My Lords, I welcome the Bill and am sorry that I was unable to speak at Second Reading. I pay tribute to the ground-breaking work done by my colleague in the other place, Conor McGinn, following the campaign by Marie McCourt, the mother of Helen, who was tragically murdered and whose remains have never been found or their location revealed by her murderer, now released.
It is right that the refusal by serious offenders to disclose information about their victims—including the whereabouts of a murdered victim and the identities of child victims in the case of offenders who take or make indecent images—is always taken into account by the Parole Board when making decisions about their possible release, and will now be a statutory requirement.
I support Amendment 19 in the names of the noble Baroness, Lady Barker, and the noble Lord, Lord German, and believe the effectiveness of the Bill will be proved only if we can assure victims that their concerns are a priority in the justice system. Victims cannot be an afterthought; there have been too many occasions in the past when painful interviews with the bereaved, still suffering terrible grief, are broadcast in which they say that no one had told them in advance that those who had done terrible things to their loved ones had been released.

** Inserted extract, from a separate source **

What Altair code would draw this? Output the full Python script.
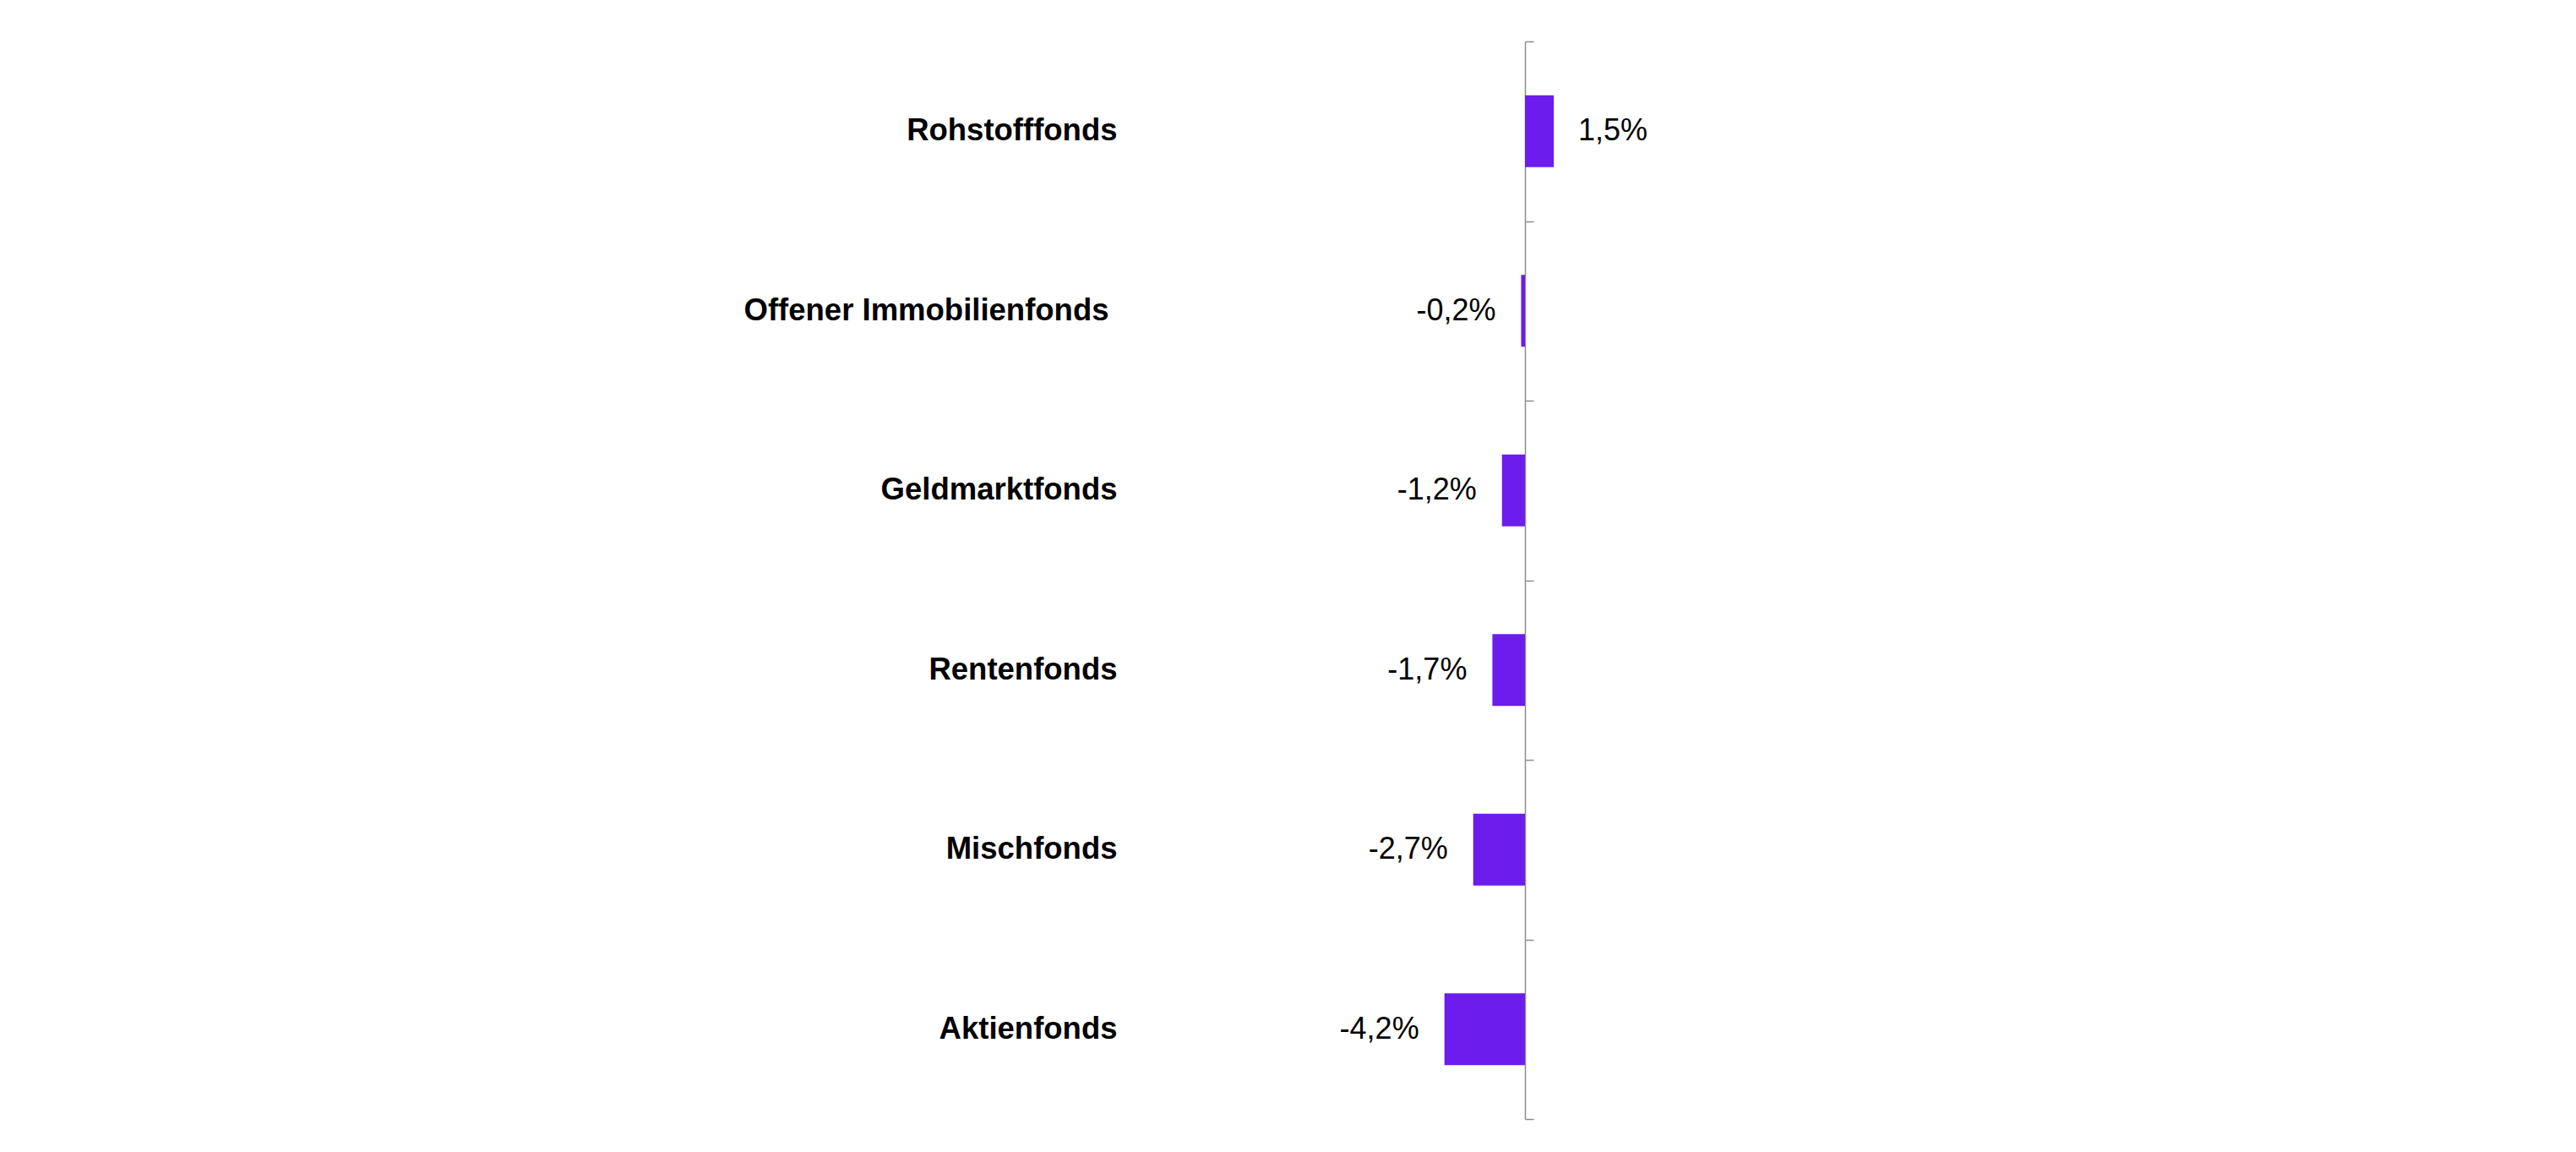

The Victims Commissioner reported recently that victims are less satisfied than ever that their views are taken into consideration. Can the Government assure the House that victim involvement in Parole Board decisions will improve with the passing of this Bill? I hope that the amendment will therefore be accepted. I know that the Government will point to a future, wider root-and-branch review of the operation of the Parole Board as a way of increasing transparency, but they have an immediate opportunity to do so by accepting Amendment 19.